Née à Paris, diplômée de La Sorbonne, professeur de Lettres Classiques, Halima Grimal a rapidement ressenti l’appel de « l’Ailleurs ». Elle quitte l’Hexagone à 25 ans vivement désireuse d’élargir ses horizons. Ainsi passe-t-elle plus de deux décennies à enseigner au Maroc, au Gabon, aux USA (San Francisco), en Guinée Conakry.
En 1994, elle découvre l’île de La Réunion : elle est nommée à Saint-Philippe, y reste quatre ans à multiplier les projets pédagogiques ; elle fait la connaissance du comédien Jean-Luc Malet : ils implantent le théâtre dans le Sud et créent la troupe des Banquistes de Bory, qui regroupe une quarantaine d’élèves.
De retour en métropole où ses trois enfants se frottent pour la première fois aux réalités de leur terre d’origine, elle n’a de cesse de repartir. Ce qu’elle fera sept ans plus tard, en 2005 : direction Mayotte.
Et, enfin, ce retour tant espéré à La Réunion, où elle s’installe définitivement en 2009. Au-delà des nominations officielles où elle forge son expérience professionnelle à des pédagogies autres, elle découvre des cultures, des modes de vie, des formes de création, des rapports à l’Histoire vus sous un angle nouveau. Mais, surtout, des gens, artistes ou non, avec qui elle noue des amitiés, auprès de qui elle ne cesse d’apprendre.

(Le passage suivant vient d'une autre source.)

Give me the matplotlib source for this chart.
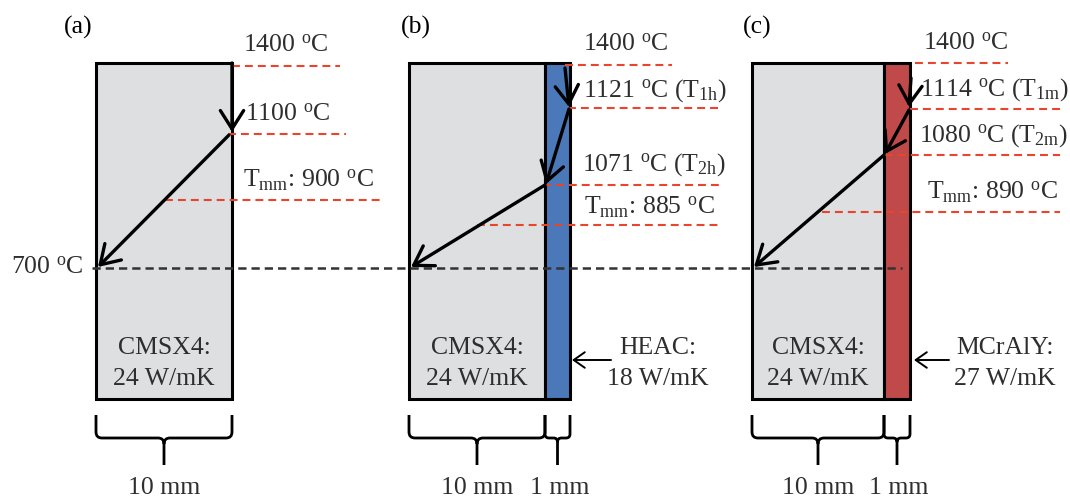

Le temps des vacances permet encore une parenthèse de voyages, en Inde, en Chine, en Australie, mais aussi en Europe ; en 1981, elle se rend dans ce que l’on appelle encore « les pays de l’Est ». Depuis La Réunion, elle porte ses pas au Kenya, en Tanzanie et dans les îles de l’océan Indien (Madagascar, Maurice, les Seychelles).
Tout cela nourrit les nouvelles qu’elle écrit et qu’elle rassemble dans une première publication, Vingt-et-un Points de Suture Depuis son retour dans l’île, elle participe à la vie culturelle et artistique de la ville de Saint-Pierre.